Multiscale Atmosphere-Ocean Interactions and the Low-Frequency Variability in the Equatorial Region

In the present study a simplified multiscale atmosphere-ocean coupled model for the tropical interactions among synoptic, intraseasonal, and interannual scales is developed. Two nonlinear equatorial beta-plane shallow-water equations are considered: one for the ocean and the other for the atmosphere. The nonlinear terms are the intrinsic advective nonlinearity and the air-sea coupling fluxes. To mimic the main differences between the fast atmosphere and the slow ocean, suitable anisotropic multispace/multitime scalings are applied, yielding a balanced synoptic-intraseasonal-interannual-El Nino (SInEN) regime. In this distinguished balanced regime, the synoptic scale is the fastest atmospheric time scale, the intraseasonal scale is the intermediate air-sea coupling time scale (common to both fluid flows), and El Nino refers to the slowest interannual ocean time scale. The asymptotic SInEN equations reveal that the slow wave amplitude evolution depends on both types of nonlinearities. Analytic solutions of the reduced SInEN equations for a single atmosphere-ocean resonant triad illustrate the potential of the model to understand slow-frequency variability in the tropics. The resonant nonlinear wind stress allows a mechanism for the synoptic-scale atmospheric waves to force intraseasonal variability in the ocean.

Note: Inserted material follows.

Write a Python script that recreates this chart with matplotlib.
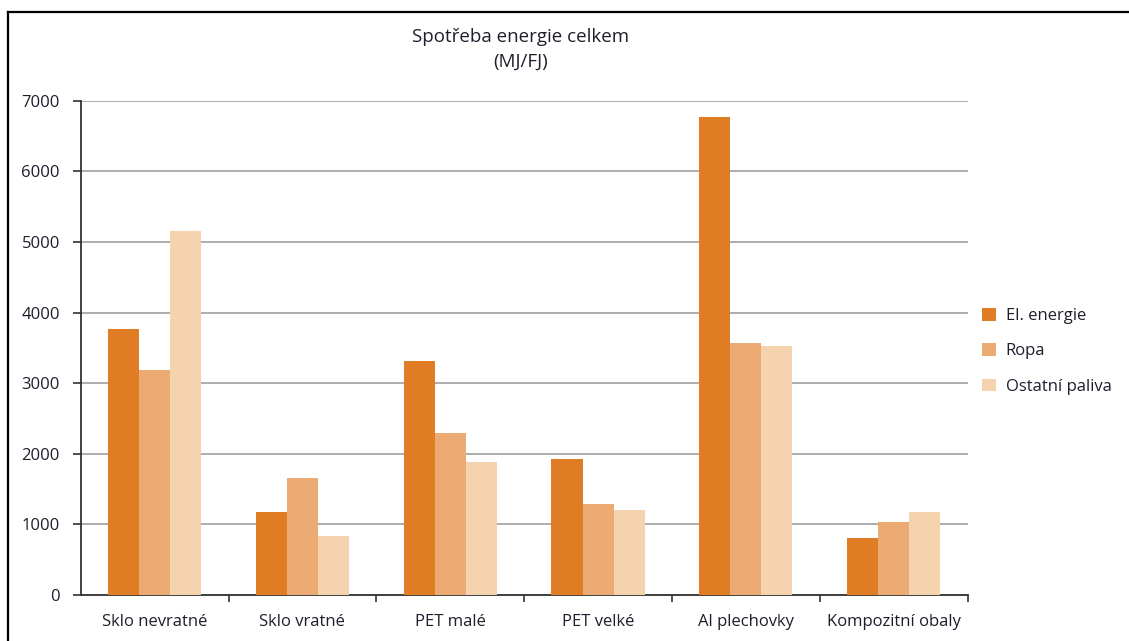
import matplotlib.pyplot as plt
import numpy as np
from matplotlib.lines import Line2D

categories = ['Sklo nevratné', 'Sklo vratné', 'PET malé', 'PET velké', 'Al plechovky', 'Kompozitní obaly']
el_energie = [3770, 1180, 3320, 1920, 6770, 810]
ropa = [3180, 1660, 2290, 1290, 3570, 1030]
ostatni = [5160, 840, 1880, 1200, 3520, 1180]
series = ['El. energie', 'Ropa', 'Ostatní paliva']
colors = ['#E07D24', '#ECAB72', '#F5D3AF']

txt = '#1e1e2c'
plt.rcParams['font.family'] = ['Open Sans', 'DejaVu Sans']

fig = plt.figure(figsize=(11.29, 6.41), dpi=100)
ax = fig.add_axes([0.0715, 0.0718, 0.7855, 0.771])

x = np.arange(len(categories))
w = 0.21
for i, (vals, lab, c) in enumerate(zip([el_energie, ropa, ostatni], series, colors)):
    ax.bar(x + (i - 1) * w, vals, width=w, color=c, label=lab, zorder=3)

ax.set_xlim(-0.5, len(categories) - 0.5)
ax.set_ylim(0, 7000)
ax.set_yticks(range(0, 7001, 1000))
ax.set_yticklabels([str(v) for v in range(0, 7001, 1000)])
ax.yaxis.grid(True, color='#a0a0a0', linewidth=1.2, zorder=0)
ax.set_axisbelow(True)

ax.set_xticks(x)
ax.set_xticklabels(categories)
ax.set_xticks(np.arange(0.5, len(categories), 1.0), minor=True)
ax.tick_params(axis='x', which='major', length=0, pad=14, labelsize=12, labelcolor=txt)
ax.tick_params(axis='x', which='minor', length=5, width=1.2, direction='out', color='#333333')
ax.tick_params(axis='y', length=6, width=1.2, color='#333333', pad=9, labelsize=12, labelcolor=txt)

for s in ['top', 'right']:
    ax.spines[s].set_visible(False)
for s in ['left', 'bottom']:
    ax.spines[s].set_linewidth(1.3)
    ax.spines[s].set_color('#333333')

fig.text(0.461, 0.943, 'Spotřeba energie celkem', ha='center', va='center', fontsize=13.5, color=txt)
fig.text(0.461, 0.904, '(MJ/FJ)', ha='center', va='center', fontsize=13.5, color=txt)

ax.legend(loc='center left', bbox_to_anchor=(0.870, 0.452), bbox_transform=fig.transFigure,
          frameon=False, handlelength=0.8, handleheight=0.8, handletextpad=0.6,
          labelspacing=1.15, fontsize=12, labelcolor=txt, borderaxespad=0, borderpad=0)

# frame around the figure (top and left edges)
fig.add_artist(Line2D([8 / 1129, 8 / 1129], [0, 1 - 12 / 641], color='black', linewidth=1.6, transform=fig.transFigure))
fig.add_artist(Line2D([8 / 1129, 1], [1 - 12 / 641, 1 - 12 / 641], color='black', linewidth=1.6, transform=fig.transFigure))

fig.savefig('out.png', dpi=100)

The intraseasonal ocean temperature anomaly coupled with the atmosphere through evaporation forces synoptic and intraseasonal atmospheric variability. The wave-convection coupling provides another source for higher-order atmospheric variability. Nonlinear interactions of intraseasonal ocean perturbations may also force interannual oceanic variability. The constrains that determine the establishment of the atmosphere-ocean resonant coupling can be viewed as selection rules for the excitation of intraseasonal variability (MJO) or even slower interannual variability (El Nino). (AU)